Je voudrais dire ici, à Ankara, ce que j’ai dit en visitant chacun des autres pays associés à l’Union européenne en Europe centrale, orientale ou baltique : adhérer à l’Union européenne et se rapprocher d’elle, dans un premier temps, ce n’est pas seulement se rapprocher d’un marché commun ou d’un super marché (même si nous savons que les relations économiques avec le grand marché de 360 millions de consommateurs sont très importantes pour la Turquie comme l’est pour nous de nous rapprocher du marché turc). C’est aussi adhérer et se rapprocher d’un ensemble politique, d’un ensemble démocratique. Nous avons choisi entre nous, définitivement, d’être réunis par un système qui assure la paix et la démocratie sur notre territoire, de manière définitive. Il nous faut donc poursuivre nos efforts aux côtés de la Turquie pour aboutir enfin à des relations de bon voisinage entre la Grèce, membre de l’Union européenne, et la Turquie. Il nous faut aussi encourager votre pays sur la voie qu’il a choisie, de l’État de droit, de la démocratisation, depuis quelques années, depuis 1995 ; dans cette entreprise, le gouvernement turc peut compter sur le soutien de la France, et en particulier du Président de la République française.
J’ai transmis à Mme Ciller le message très cordial du Président de la République française et du Premier ministre à l’intention du Président Demirel et à l’intention du Premier ministre, M. Erbakan, et de l’ensemble des autorités turques. Je veux dire en conclusion la très grande attention amicale que nous continuerons de porter, dans l’esprit des Accords de 1921, qui sont maintenant anciens.
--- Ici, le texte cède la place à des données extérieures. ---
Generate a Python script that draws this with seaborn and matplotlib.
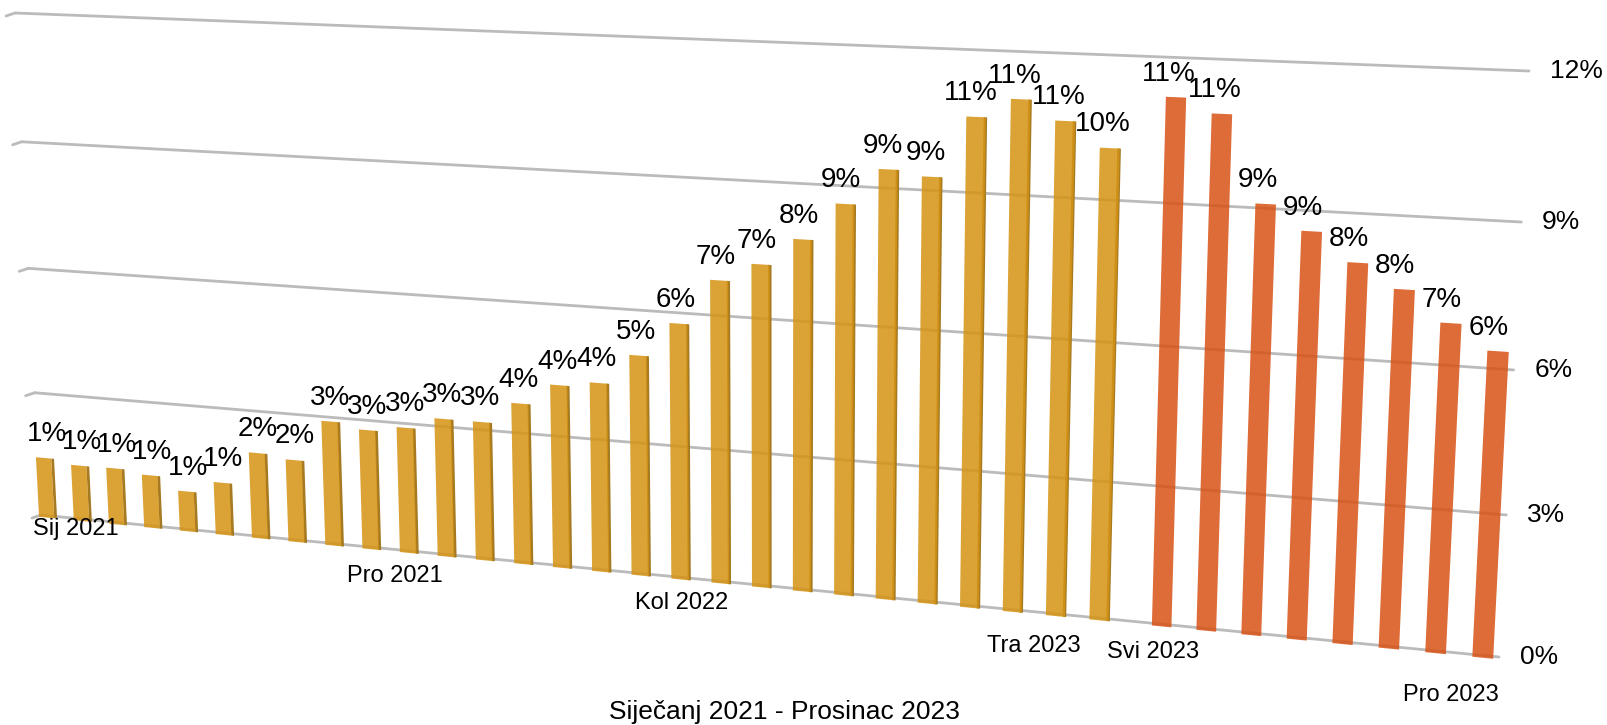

Nous en tirerons les leçons pour l’avenir, pour la marche de la Turquie vers l’Union européenne, dans cette zone où nous avons besoin d’elle pour la stabilité de cette région.
Q. : (Question sur la situation des Droits de l’Homme)
R. : Vous me permettrez de dire un petit mot, sans me mêler des affaires intérieures de la Turquie. Je veux rappeler que les pays de l’Union européenne et le Parlement européen, comme il l’a montré dans une résolution le 19 septembre dernier, sont très attentifs à la question des Droits de l’Homme. Il ne s’agit pas de donner des leçons, mais au sein de l’Union européenne, et en particulier au Parlement européen, la question des Droits de l’Homme dans le monde, et en particulier dans les pays avec lesquels nous avons des relations privilégiées, est sensible. J’ai entendu avec beaucoup d’intérêt et d’attention les explications et les projets du gouvernement turc vers plus de démocratisation, vers plus de protection des Droits de l’Homme. Nous considérons qu’il s’agit là d’un pas important dans la bonne direction.